• EXERCISE: Reproduce the material that follows, please, but only from its first line to the line containing "yticks = [0, 20, 40, 60, 80, 100]", inclusive.
* Begin DATA EXCERPT *
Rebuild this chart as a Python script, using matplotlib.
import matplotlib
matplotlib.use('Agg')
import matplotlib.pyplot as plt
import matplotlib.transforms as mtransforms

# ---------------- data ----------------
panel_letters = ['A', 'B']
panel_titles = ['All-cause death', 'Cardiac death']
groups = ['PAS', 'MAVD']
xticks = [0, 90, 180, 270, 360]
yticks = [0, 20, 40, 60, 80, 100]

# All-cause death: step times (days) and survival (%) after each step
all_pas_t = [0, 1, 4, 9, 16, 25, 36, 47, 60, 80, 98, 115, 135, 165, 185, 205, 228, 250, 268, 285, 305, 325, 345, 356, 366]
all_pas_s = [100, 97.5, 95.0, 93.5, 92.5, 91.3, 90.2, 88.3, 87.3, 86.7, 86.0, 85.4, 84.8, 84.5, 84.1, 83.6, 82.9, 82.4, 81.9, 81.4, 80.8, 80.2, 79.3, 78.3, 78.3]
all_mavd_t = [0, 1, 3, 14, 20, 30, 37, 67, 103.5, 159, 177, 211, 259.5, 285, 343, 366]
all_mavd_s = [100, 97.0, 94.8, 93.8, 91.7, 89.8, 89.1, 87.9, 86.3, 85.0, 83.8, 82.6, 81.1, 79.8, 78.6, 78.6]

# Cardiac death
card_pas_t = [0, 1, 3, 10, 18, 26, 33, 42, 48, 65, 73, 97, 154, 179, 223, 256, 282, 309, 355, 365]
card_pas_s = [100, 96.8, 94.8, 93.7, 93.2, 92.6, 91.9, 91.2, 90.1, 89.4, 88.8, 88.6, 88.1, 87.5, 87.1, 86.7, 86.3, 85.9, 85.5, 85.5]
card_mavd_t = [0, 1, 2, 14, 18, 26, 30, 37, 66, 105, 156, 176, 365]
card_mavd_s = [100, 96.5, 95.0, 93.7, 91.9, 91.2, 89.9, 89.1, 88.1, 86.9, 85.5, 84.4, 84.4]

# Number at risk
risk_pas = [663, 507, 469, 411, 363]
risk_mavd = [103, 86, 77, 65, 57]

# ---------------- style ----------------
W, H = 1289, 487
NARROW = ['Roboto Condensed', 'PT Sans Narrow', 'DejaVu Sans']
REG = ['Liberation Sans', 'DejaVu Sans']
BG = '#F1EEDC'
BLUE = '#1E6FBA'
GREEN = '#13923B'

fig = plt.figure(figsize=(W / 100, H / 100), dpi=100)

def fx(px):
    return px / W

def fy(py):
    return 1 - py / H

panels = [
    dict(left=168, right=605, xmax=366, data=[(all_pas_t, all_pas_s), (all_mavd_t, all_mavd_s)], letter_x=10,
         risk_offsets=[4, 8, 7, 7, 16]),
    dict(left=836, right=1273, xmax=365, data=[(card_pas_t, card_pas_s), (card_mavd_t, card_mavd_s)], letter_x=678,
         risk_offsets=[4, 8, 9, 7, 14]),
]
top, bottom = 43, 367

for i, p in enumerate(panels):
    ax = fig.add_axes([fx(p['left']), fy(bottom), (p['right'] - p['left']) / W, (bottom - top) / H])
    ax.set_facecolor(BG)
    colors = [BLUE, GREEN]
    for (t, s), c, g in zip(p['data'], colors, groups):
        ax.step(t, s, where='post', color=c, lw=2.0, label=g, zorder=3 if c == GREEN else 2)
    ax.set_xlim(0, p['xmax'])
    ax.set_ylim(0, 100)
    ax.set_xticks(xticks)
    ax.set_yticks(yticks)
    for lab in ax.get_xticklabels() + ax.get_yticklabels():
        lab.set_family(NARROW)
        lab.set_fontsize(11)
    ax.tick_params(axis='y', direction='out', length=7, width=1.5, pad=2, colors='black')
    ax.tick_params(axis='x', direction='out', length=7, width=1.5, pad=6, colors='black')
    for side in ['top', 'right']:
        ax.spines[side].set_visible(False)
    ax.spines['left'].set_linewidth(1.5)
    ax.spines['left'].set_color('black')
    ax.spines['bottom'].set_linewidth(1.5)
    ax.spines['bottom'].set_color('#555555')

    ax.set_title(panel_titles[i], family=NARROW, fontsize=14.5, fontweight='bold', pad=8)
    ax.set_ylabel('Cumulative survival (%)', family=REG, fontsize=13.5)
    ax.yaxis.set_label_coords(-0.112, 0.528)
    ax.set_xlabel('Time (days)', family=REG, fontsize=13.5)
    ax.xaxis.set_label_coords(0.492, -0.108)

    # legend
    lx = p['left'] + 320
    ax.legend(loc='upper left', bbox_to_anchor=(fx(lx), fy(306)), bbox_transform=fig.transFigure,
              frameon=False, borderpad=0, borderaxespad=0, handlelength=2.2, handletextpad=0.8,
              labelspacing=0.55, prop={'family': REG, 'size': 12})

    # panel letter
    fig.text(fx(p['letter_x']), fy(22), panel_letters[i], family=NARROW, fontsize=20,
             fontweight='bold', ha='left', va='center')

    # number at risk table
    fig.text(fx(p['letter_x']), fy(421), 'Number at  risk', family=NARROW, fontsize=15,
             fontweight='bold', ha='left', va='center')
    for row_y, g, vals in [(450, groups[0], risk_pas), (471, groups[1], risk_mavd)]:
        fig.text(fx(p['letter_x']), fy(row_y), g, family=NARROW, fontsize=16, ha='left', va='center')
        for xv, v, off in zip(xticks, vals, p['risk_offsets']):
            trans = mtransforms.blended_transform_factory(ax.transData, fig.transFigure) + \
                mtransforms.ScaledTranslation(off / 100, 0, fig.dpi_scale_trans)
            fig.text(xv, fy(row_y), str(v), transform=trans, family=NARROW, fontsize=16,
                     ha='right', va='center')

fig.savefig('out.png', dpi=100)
* End DATA EXCERPT *
• FINAL ANSWER:
Rebuild this chart as a Python script, using matplotlib.
import matplotlib
matplotlib.use('Agg')
import matplotlib.pyplot as plt
import matplotlib.transforms as mtransforms

# ---------------- data ----------------
panel_letters = ['A', 'B']
panel_titles = ['All-cause death', 'Cardiac death']
groups = ['PAS', 'MAVD']
xticks = [0, 90, 180, 270, 360]
yticks = [0, 20, 40, 60, 80, 100]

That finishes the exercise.